ただし、ここで注意してもらいたいのは、私は実のところ世界の国家に対して先ほどの条件全てを完全に満たすことまでは求めていないということである。例えば私は国民の内あまりに年齢が低い層についてはまだ判断力が十分に身についていないので政治を決める権限に制限をかけることも(将来にはその考えを変える可能性が多少は存在するが少なくとも現時点では)やむを得ないと考えている。また、政治家を選ぶための選挙において各有権者が持つ票の間に価値の差がある場合、国はその差をできる限り是正しなくてはならないが、これについてもやむを得ない理由がある場合に限りある程度受容する可能性がある(詳しい説明は後の選挙の項目において行う)。

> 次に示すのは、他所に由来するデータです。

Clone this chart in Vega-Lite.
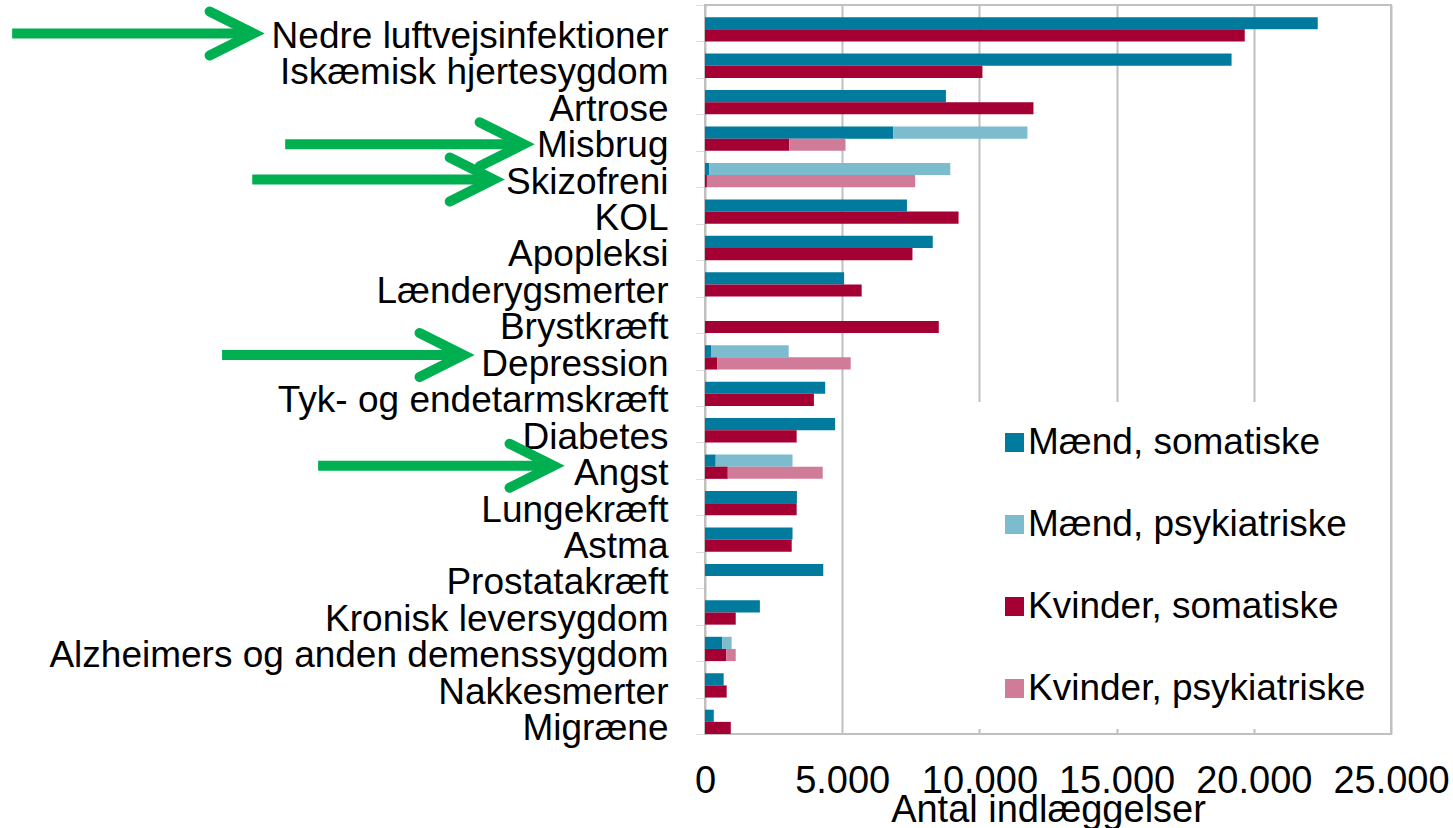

つまり、実際には私がもとめるのは完全な民主主義というよりもそれに近い民主主義であり、私がその国が独裁的であるとして批判を行うのは民主制の度合いが十分でない国家に対してであるということである。

そもそも民主国家と独裁国家の境界線は明確ではない。世界にあるのは完全な民主国家や完全な独裁国家ではなく、より民主国家に近い国やより独裁国家に近い国である。そして私が求めるのは各国家が民主主義であるための条件をある程度を越えて満たすことであり、私が批判するのはその条件を十分に満たさない国家である。


・独裁者による民主主義の定義の変更
世の独裁者(あるいは独裁政権)の中には、民主主義の定義を自身にとって都合のいいように定めることで自身こそが民主主義を体現者であるかのように見せかけようとするものがいる。私は当然このような行いに対していい思いは抱いていない。とはいえ言葉の定義というものは特定の誰かにのみ決める権限があるわけではないので、もしかすると私はそのような行為に対して間違っていると断定することはできないのかもしれない(そもそも私がこの書籍において用いる民主主義の定義も必ずしも一般に流通するものとは限らないので、ある人から見れば私の行いもまた民主主義の定義を自身の都合で変更するものに見えるかもしれない)。だがもしそのようにして民主主義の定義を人々が自身の都合で変更することが認められるのだとしても、私が権力がごく一部の人間によって占有されるような制度を支持しないことに変わりがない。もしある者が民主主義の定義を自らの制度を民主主義と呼ぶことが可能になるように変更し世界に流通する民主主義の定義もそれと同じものになったのだとしても、その後の私は今度は民主主義以外の語を使って地域の住民全員で政治を決めることができるという条件がより十分に満たされた制度を支持するだけである。私は私が独裁者と呼ぶ人々に対してはその事実をよく理解しておいてもらいたい。あなた方が民主主義という言葉の定義を書き換えたところで私の主張内容が変わるわけではない。